Church bell ringing brings protests from Mission Woods residents

The St. Rose Philippine Catholic Church on Rainbow Blvd. and its controversial bell.
The St. Rose Philippine Catholic Church on Rainbow Blvd. and its controversial bell.

How long should a church bell ring, if at all? That is just one noise dispute that Mission Woods is grappling with after complaints from residents of the small community.

The church bell problem stems from the rebirth of the Saint Rose Philippine Catholic Church on Rainbow Boulevard which opened in January. It is the only church in Mission Woods. When the church came back to life as a Latin Mass congregation, the ringing of the church bell came with it. That has not made all Mission Woods residents joyful.

St. Rose signAnd, Mission Woods Mayor Robert Tietze says, the city’s noise ordinance currently prohibits “ringing of bells or gongs” inside the city. At a city council meeting this week, several residents expressed their displeasure with the length of the ringing, the frequency and the loudness.

The church only rings the bell on Sundays, five feast days, and on Christmas and Easter at midnight, church representative John Watkins told the council. The Sunday ringing is only for High Mass, around noon, he added.

Watkins pointed out that the bell has been there since 1947. The church was formerly Westwood Lutheran and was purchased in 2011 and renovated. During an animated exchange at the council meeting, one resident suggested that even though the building was there, the current congregation needs to fit in to the community. Another asked if bells couldn’t rung inside the building. “This is how they express their faith,” Watkins said. He also pointed out that most churches have bell towers.

“I feel certain we will amend (the ordinance) to allow the ringing,” Tietze said. The first proposed change would have allowed ringing the bell for five minutes on the requested days. Tietze said the city attorney will recommend whether it should be reduced to three minutes.

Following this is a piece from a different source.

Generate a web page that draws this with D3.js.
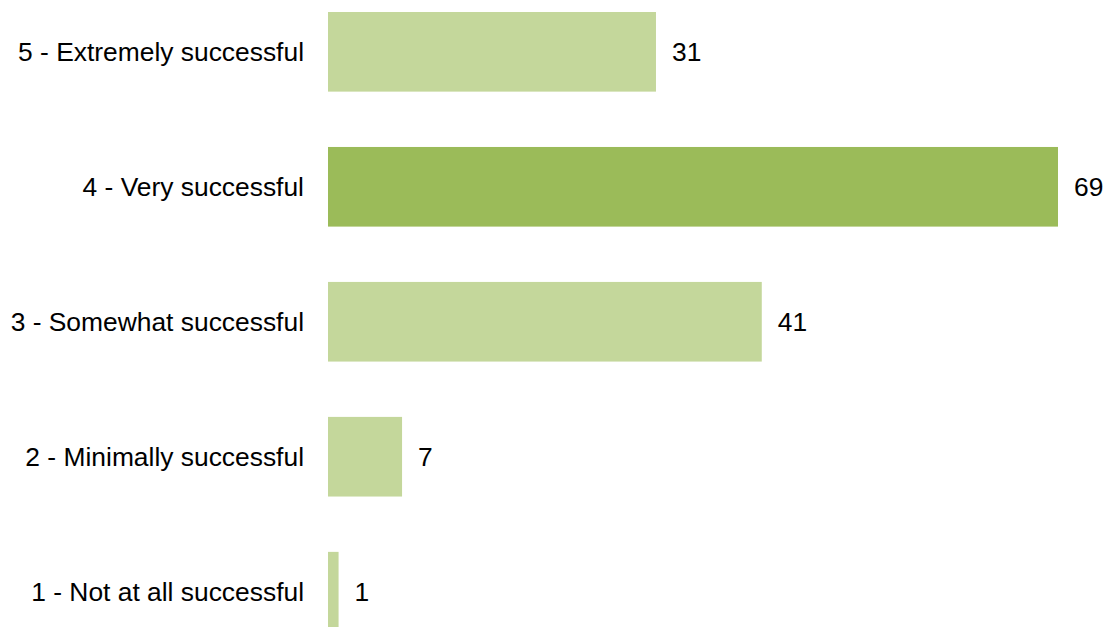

The other issue, which has been a concern for several months, involves Pembroke School’s renovation of playing fields on the Mission Woods side of the state line. Residents whole live along the edge of the field wanted restrictions on the hours of play.

Dr. Steve Bellis, the Pembroke headmaster, said the school would commit to not using the field closest to the houses after 7 p.m., but could use the lower field until 8 p.m. He suggested that most times of the year, it is not light enough to use the fields later.

“I’m 50 feet from the soccer goal,” said David Sederholm. “I would like to go into my backyard. (It is) a lot of loss of privacy.” Other nearby residents had similar complaints and noted the long opposition to the fields.

The school also plans to place a fence that would keep people off the property between the playing fields and the home. A revised ordinance is expected to be introduced next month dealing with the playing fields.

More than a dozen Mission Woods residents waited out a 45-minute executive session called at the start of the meeting to weigh in on the two issues.